Obviously we all know 4legged members of our environment often prove themselves easier to train then the 2legged ones so this wasn’t always successful, but it was good practice for me and I think my assertiveness helped Maizey feel more confident that I had things handled.

You can tell in the pictures she is not always sitting, but she is learning self control. I also tried to adjust the the criteria to the circumstances so if it was a high distraction situation I lowered the criteria from sitting to just keeping all four feet on the ground.

While still need to practice in a formal CGC Test type setting I am happy with the lessons we bothed learned and confident we will be able to practice enough to pass that area of her CGC, eventually.

"Sitting isn't as much fun as smothering you, but thanks for petting me anyways!"

DATE and TIME: August
LOCATION: South Dakota
SKILLS TRAINED: Sit for greetings from 2legged friends and strangers, sweet solitude
SUMMARY: While still need to test in a formal CGC Test #1 setting, using a “leave it” to prevent greetings altogether and assertive direction on how to greet her to the people involved we saw good improvement.
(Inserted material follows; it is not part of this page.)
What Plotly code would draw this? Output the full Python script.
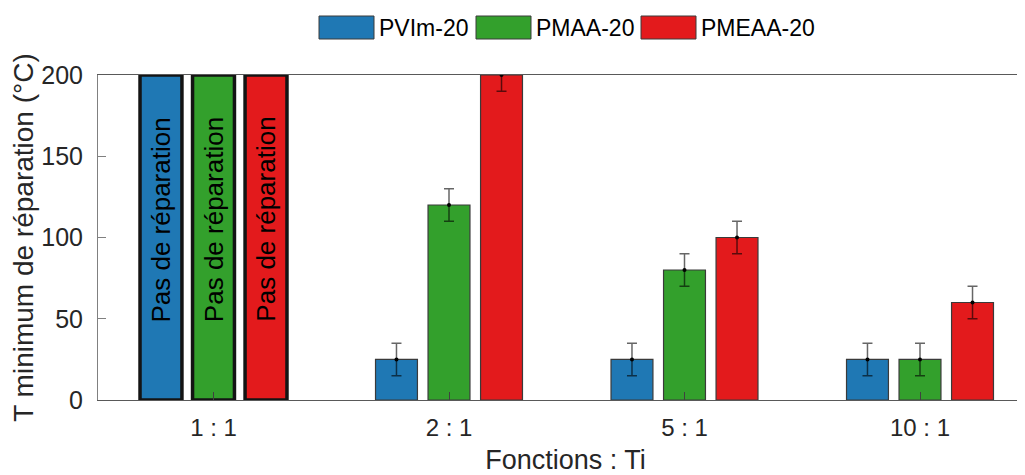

Her supervised separation may prove more challenging. Left her with mom several times, will bark if she can see me. Left her in trailer, and on long line all supervised by family. Does settle eventually. Big test was day took mehusbandy and meeka to city to go home, was gone from 8:00am-3:00pm. She did good. Went on walk, had two reactive episodes, but was calm on my return, not stressed and happy to see me.